Secured Loans Explained

A secured loan is a loan which is secured against the value of an asset such as a vehicle or house. In the guide below we explain what is meant by the term secured loan, and what it means when associated with car finance.

Creditplus Definition of Secured Loans

A secured loan is always secured against an asset, meaning that if the customer fails to make their monthly repayments the lending company are able to repossess the asset in order to cover their costs. In theory, the asset can be anything of worth, such as a house, vehicle or even jewellery. In most cases the loan is secured against the item which is being financed

Secured loans present a much lower risk than an unsecured loan because the lender knows they will be able to recover the asset to pay for the sum if the customer fails to make their monthly payments. Another advantage of secured loans is that they are available to a much wider range of customers than an unsecured loan, meaning that even those with a bad credit rating may be able to find finance. Unsecured loans are usually available to a much more selective group of customers, usually with excellent credit and a good income.

What can I do to protect my asset?

Our first advice for anyone who feels they may struggle to fulfill their monthly payments is to contact the lender.

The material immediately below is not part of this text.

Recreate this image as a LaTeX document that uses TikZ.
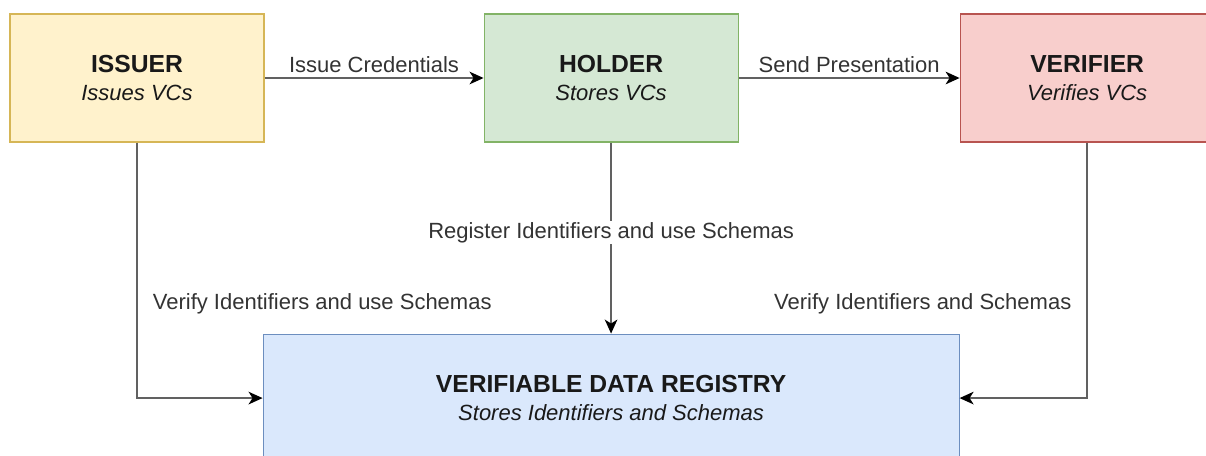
\documentclass[tikz,border=0pt]{standalone}
\usepackage{fontspec}
\setmainfont{Liberation Sans}
\usetikzlibrary{positioning, arrows.meta}

\definecolor{issuerfill}{HTML}{FFF2CC}
\definecolor{issuerline}{HTML}{D6B656}
\definecolor{holderfill}{HTML}{D5E8D4}
\definecolor{holderline}{HTML}{82B366}
\definecolor{verifierfill}{HTML}{F8CECC}
\definecolor{verifierline}{HTML}{B85450}
\definecolor{regfill}{HTML}{DAE8FC}
\definecolor{regline}{HTML}{6C8EBF}
\definecolor{labeltext}{HTML}{333333}

\begin{document}
\begin{tikzpicture}[
    rolebox/.style={
        rectangle,
        draw,
        line width=0.8pt,
        minimum width=190.5pt,
        minimum height=96pt,
        align=center,
        text=black!90,
        font=\fontsize{16.5}{21}\selectfont
    },
    issuerbox/.style={rolebox, fill=issuerfill, draw=issuerline},
    holderbox/.style={rolebox, fill=holderfill, draw=holderline},
    verifierbox/.style={rolebox, fill=verifierfill, draw=verifierline},
    regbox/.style={rolebox, fill=regfill, draw=regline, minimum width=522pt},
    flow/.style={
        draw=black!62,
        line width=1.1pt,
        -{Stealth[length=10.5pt, width=9.5pt, inset=3pt, color=black]}
    },
    flowlabel/.style={
        text=labeltext,
        font=\fontsize{16.5}{20}\selectfont
    }
]
    \useasboundingbox (0,0) rectangle (904.5pt,-341.25pt);

    % Nodes
    \node[issuerbox] (issuer) at (102.75pt,-58.5pt)
        {{\bfseries\fontsize{18.5}{21}\selectfont ISSUER}\\\textit{Issues VCs}};
    \node[holderbox, right=164.25pt of issuer] (holder)
        {{\bfseries\fontsize{18.5}{21}\selectfont HOLDER}\\\textit{Stores VCs}};
    \node[verifierbox, right=165.75pt of holder] (verifier)
        {{\bfseries\fontsize{18.5}{21}\selectfont VERIFIER}\\\textit{Verifies VCs}};
    \node[regbox, below=143.25pt of holder] (registry)
        {{\bfseries\fontsize{18.5}{21}\selectfont VERIFIABLE DATA REGISTRY}\\\textit{Stores Identifiers and Schemas}};

    % Issuer -> Holder -> Verifier
    \draw[flow] (issuer.east) -- node[flowlabel, midway, above] {Issue Credentials} (holder.west);
    \draw[flow] (holder.east) -- node[flowlabel, midway, above] {Send Presentation} (verifier.west);

    % Everyone talks to the registry
    \draw[flow] (holder.south) -- node[flowlabel, pos=0.47, fill=white, inner sep=1pt] {Register Identifiers and use Schemas} (registry.north);
    \draw[flow] (issuer.south) |- node[flowlabel, pos=0.315, anchor=west, xshift=8pt] {Verify Identifiers and use Schemas} (registry.west);
    \draw[flow] (verifier.south) |- node[flowlabel, pos=0.315, anchor=east, xshift=-8pt] {Verify Identifiers and Schemas} (registry.east);

\end{tikzpicture}
\end{document}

It is better to confront the potential issue head on before you fall behind too far. Get in touch with either your Customer Advisor here at Creditplus or the contact details you have been provided with for the lender who provided the loan. Explain to them clearly the situation and try to work towards a resolution. This could be a revised payment plan or payment holiday. Each lender is different and will treat the situation based on your personal circumstances. Speak to them first and you may be able to avoid repossession.

Wikipedia Definition of Secured Loans

"A secured loan is a loan in which the borrower pledges some asset (e.g. a car or property) as collateral for the loan, which then becomes secured debt owed to the creditor who gives the loan. The debt is thus secured against the collateral in the event that the borrower, the creditor takes possession of the asset used as collateral and may sell it to regain some or all of the amount originally loaned to the borrower, for example, of a home."